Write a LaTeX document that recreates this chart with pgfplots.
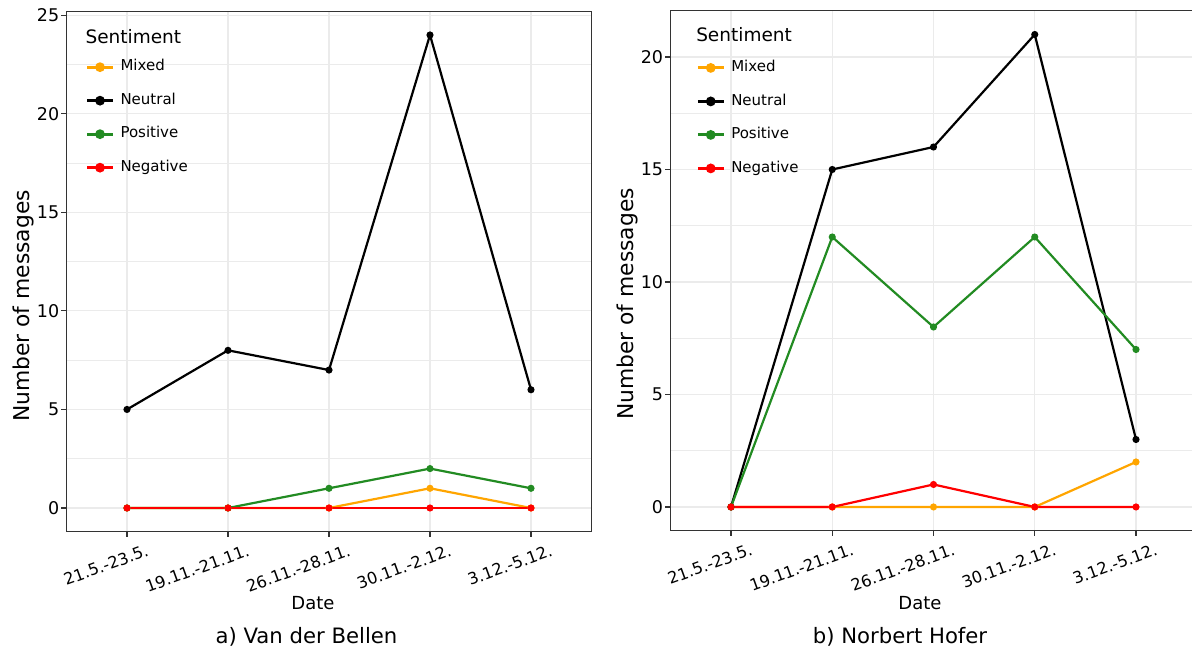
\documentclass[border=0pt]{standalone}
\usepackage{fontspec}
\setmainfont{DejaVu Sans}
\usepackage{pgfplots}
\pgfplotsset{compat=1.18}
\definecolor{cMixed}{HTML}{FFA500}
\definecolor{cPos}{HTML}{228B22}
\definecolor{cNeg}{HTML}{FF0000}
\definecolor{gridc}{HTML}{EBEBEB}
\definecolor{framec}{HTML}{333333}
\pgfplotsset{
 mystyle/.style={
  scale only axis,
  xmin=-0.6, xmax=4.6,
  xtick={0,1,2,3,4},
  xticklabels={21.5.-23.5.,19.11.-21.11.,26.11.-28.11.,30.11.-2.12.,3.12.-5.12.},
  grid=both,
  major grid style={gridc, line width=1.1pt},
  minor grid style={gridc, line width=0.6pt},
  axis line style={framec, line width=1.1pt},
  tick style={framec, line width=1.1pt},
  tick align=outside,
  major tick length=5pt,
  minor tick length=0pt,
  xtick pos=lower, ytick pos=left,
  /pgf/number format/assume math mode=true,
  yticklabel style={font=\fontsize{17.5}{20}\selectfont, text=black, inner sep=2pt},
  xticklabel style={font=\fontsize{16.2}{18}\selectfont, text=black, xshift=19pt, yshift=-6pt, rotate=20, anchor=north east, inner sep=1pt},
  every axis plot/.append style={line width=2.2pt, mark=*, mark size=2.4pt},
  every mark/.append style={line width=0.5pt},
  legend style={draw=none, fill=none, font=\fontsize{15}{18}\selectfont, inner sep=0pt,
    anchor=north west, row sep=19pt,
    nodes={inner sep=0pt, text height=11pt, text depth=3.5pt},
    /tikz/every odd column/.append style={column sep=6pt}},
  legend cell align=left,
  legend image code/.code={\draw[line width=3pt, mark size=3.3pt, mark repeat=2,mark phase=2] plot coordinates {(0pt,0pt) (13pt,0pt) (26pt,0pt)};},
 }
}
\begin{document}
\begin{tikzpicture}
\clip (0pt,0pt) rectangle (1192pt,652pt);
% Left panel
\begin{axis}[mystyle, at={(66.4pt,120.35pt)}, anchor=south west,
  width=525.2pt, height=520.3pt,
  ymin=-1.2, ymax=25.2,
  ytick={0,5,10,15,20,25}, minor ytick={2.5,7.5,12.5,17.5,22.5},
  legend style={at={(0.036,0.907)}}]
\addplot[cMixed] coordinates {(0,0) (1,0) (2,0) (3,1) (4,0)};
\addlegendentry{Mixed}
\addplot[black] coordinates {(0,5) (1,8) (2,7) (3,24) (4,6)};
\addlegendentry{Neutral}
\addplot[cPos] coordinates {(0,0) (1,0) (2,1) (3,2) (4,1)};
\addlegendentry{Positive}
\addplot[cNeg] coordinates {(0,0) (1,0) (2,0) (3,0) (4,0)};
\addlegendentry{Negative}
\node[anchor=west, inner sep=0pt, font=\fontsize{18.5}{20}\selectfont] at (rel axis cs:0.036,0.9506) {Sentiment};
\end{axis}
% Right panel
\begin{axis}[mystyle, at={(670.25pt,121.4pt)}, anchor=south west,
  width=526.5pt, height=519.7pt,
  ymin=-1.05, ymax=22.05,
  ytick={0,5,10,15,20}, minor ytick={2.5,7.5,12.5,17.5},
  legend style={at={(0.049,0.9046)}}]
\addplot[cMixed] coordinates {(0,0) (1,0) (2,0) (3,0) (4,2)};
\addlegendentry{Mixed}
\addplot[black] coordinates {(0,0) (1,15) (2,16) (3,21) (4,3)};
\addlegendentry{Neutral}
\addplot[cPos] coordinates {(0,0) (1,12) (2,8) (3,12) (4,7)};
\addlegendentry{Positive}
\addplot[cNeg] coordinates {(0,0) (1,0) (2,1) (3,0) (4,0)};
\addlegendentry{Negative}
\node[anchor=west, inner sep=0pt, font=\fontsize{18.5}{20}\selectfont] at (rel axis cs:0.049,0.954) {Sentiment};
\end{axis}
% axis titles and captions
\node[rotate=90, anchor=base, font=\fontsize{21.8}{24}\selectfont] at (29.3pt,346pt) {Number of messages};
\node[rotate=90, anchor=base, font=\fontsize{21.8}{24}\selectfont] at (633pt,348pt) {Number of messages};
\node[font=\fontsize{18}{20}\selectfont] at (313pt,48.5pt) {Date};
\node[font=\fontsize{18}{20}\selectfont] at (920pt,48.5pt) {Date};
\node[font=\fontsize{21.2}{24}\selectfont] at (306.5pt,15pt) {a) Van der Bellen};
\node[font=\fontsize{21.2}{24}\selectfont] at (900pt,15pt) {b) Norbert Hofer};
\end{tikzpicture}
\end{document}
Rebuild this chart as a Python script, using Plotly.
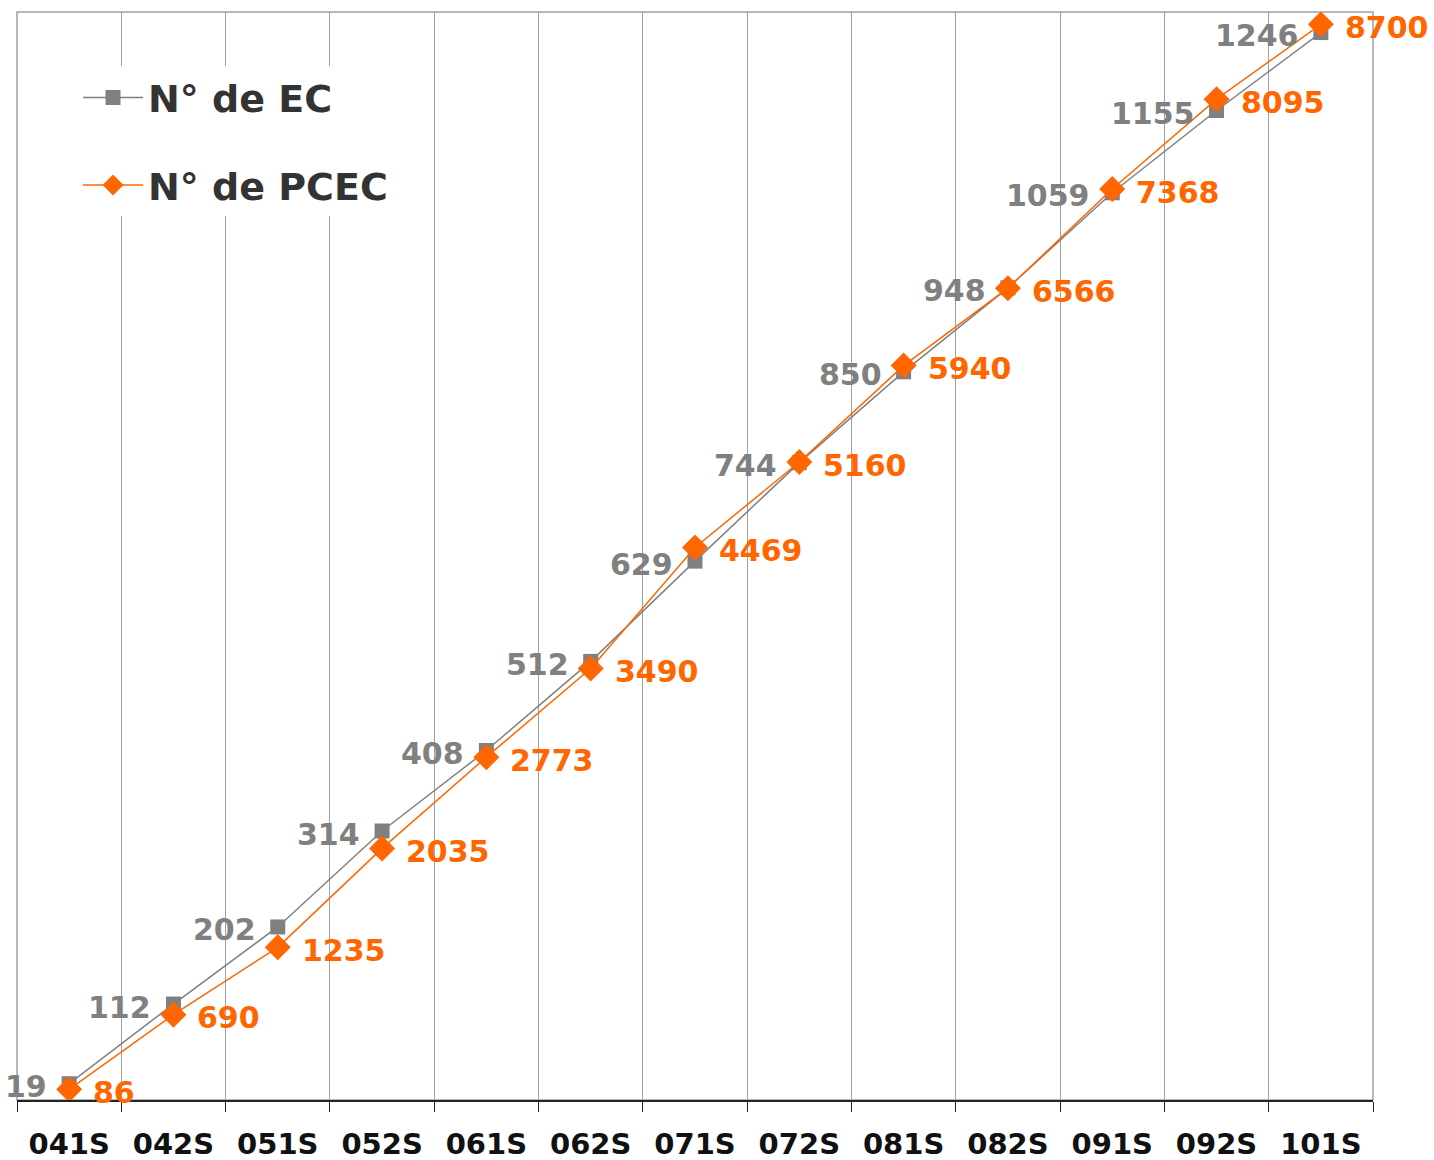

+---+

=== Set problem ===
Reproduce every record word for word. The copy must contain no pictures.

=== Solution to this problem ===
Write a LaTeX document that recreates this chart with pgfplots.
\documentclass[border=0pt]{standalone}
\usepackage{fontspec}
\setmainfont{DejaVu Sans}
\usepackage{pgfplots}
\pgfplotsset{compat=1.18}
\definecolor{cMixed}{HTML}{FFA500}
\definecolor{cPos}{HTML}{228B22}
\definecolor{cNeg}{HTML}{FF0000}
\definecolor{gridc}{HTML}{EBEBEB}
\definecolor{framec}{HTML}{333333}
\pgfplotsset{
 mystyle/.style={
  scale only axis,
  xmin=-0.6, xmax=4.6,
  xtick={0,1,2,3,4},
  xticklabels={21.5.-23.5.,19.11.-21.11.,26.11.-28.11.,30.11.-2.12.,3.12.-5.12.},
  grid=both,
  major grid style={gridc, line width=1.1pt},
  minor grid style={gridc, line width=0.6pt},
  axis line style={framec, line width=1.1pt},
  tick style={framec, line width=1.1pt},
  tick align=outside,
  major tick length=5pt,
  minor tick length=0pt,
  xtick pos=lower, ytick pos=left,
  /pgf/number format/assume math mode=true,
  yticklabel style={font=\fontsize{17.5}{20}\selectfont, text=black, inner sep=2pt},
  xticklabel style={font=\fontsize{16.2}{18}\selectfont, text=black, xshift=19pt, yshift=-6pt, rotate=20, anchor=north east, inner sep=1pt},
  every axis plot/.append style={line width=2.2pt, mark=*, mark size=2.4pt},
  every mark/.append style={line width=0.5pt},
  legend style={draw=none, fill=none, font=\fontsize{15}{18}\selectfont, inner sep=0pt,
    anchor=north west, row sep=19pt,
    nodes={inner sep=0pt, text height=11pt, text depth=3.5pt},
    /tikz/every odd column/.append style={column sep=6pt}},
  legend cell align=left,
  legend image code/.code={\draw[line width=3pt, mark size=3.3pt, mark repeat=2,mark phase=2] plot coordinates {(0pt,0pt) (13pt,0pt) (26pt,0pt)};},
 }
}
\begin{document}
\begin{tikzpicture}
\clip (0pt,0pt) rectangle (1192pt,652pt);
% Left panel
\begin{axis}[mystyle, at={(66.4pt,120.35pt)}, anchor=south west,
  width=525.2pt, height=520.3pt,
  ymin=-1.2, ymax=25.2,
  ytick={0,5,10,15,20,25}, minor ytick={2.5,7.5,12.5,17.5,22.5},
  legend style={at={(0.036,0.907)}}]
\addplot[cMixed] coordinates {(0,0) (1,0) (2,0) (3,1) (4,0)};
\addlegendentry{Mixed}
\addplot[black] coordinates {(0,5) (1,8) (2,7) (3,24) (4,6)};
\addlegendentry{Neutral}
\addplot[cPos] coordinates {(0,0) (1,0) (2,1) (3,2) (4,1)};
\addlegendentry{Positive}
\addplot[cNeg] coordinates {(0,0) (1,0) (2,0) (3,0) (4,0)};
\addlegendentry{Negative}
\node[anchor=west, inner sep=0pt, font=\fontsize{18.5}{20}\selectfont] at (rel axis cs:0.036,0.9506) {Sentiment};
\end{axis}
% Right panel
\begin{axis}[mystyle, at={(670.25pt,121.4pt)}, anchor=south west,
  width=526.5pt, height=519.7pt,
  ymin=-1.05, ymax=22.05,
  ytick={0,5,10,15,20}, minor ytick={2.5,7.5,12.5,17.5},
  legend style={at={(0.049,0.9046)}}]
\addplot[cMixed] coordinates {(0,0) (1,0) (2,0) (3,0) (4,2)};
\addlegendentry{Mixed}
\addplot[black] coordinates {(0,0) (1,15) (2,16) (3,21) (4,3)};
\addlegendentry{Neutral}
\addplot[cPos] coordinates {(0,0) (1,12) (2,8) (3,12) (4,7)};
\addlegendentry{Positive}
\addplot[cNeg] coordinates {(0,0) (1,0) (2,1) (3,0) (4,0)};
\addlegendentry{Negative}
\node[anchor=west, inner sep=0pt, font=\fontsize{18.5}{20}\selectfont] at (rel axis cs:0.049,0.954) {Sentiment};
\end{axis}
% axis titles and captions
\node[rotate=90, anchor=base, font=\fontsize{21.8}{24}\selectfont] at (29.3pt,346pt) {Number of messages};
\node[rotate=90, anchor=base, font=\fontsize{21.8}{24}\selectfont] at (633pt,348pt) {Number of messages};
\node[font=\fontsize{18}{20}\selectfont] at (313pt,48.5pt) {Date};
\node[font=\fontsize{18}{20}\selectfont] at (920pt,48.5pt) {Date};
\node[font=\fontsize{21.2}{24}\selectfont] at (306.5pt,15pt) {a) Van der Bellen};
\node[font=\fontsize{21.2}{24}\selectfont] at (900pt,15pt) {b) Norbert Hofer};
\end{tikzpicture}
\end{document}
Rebuild this chart as a Python script, using Plotly.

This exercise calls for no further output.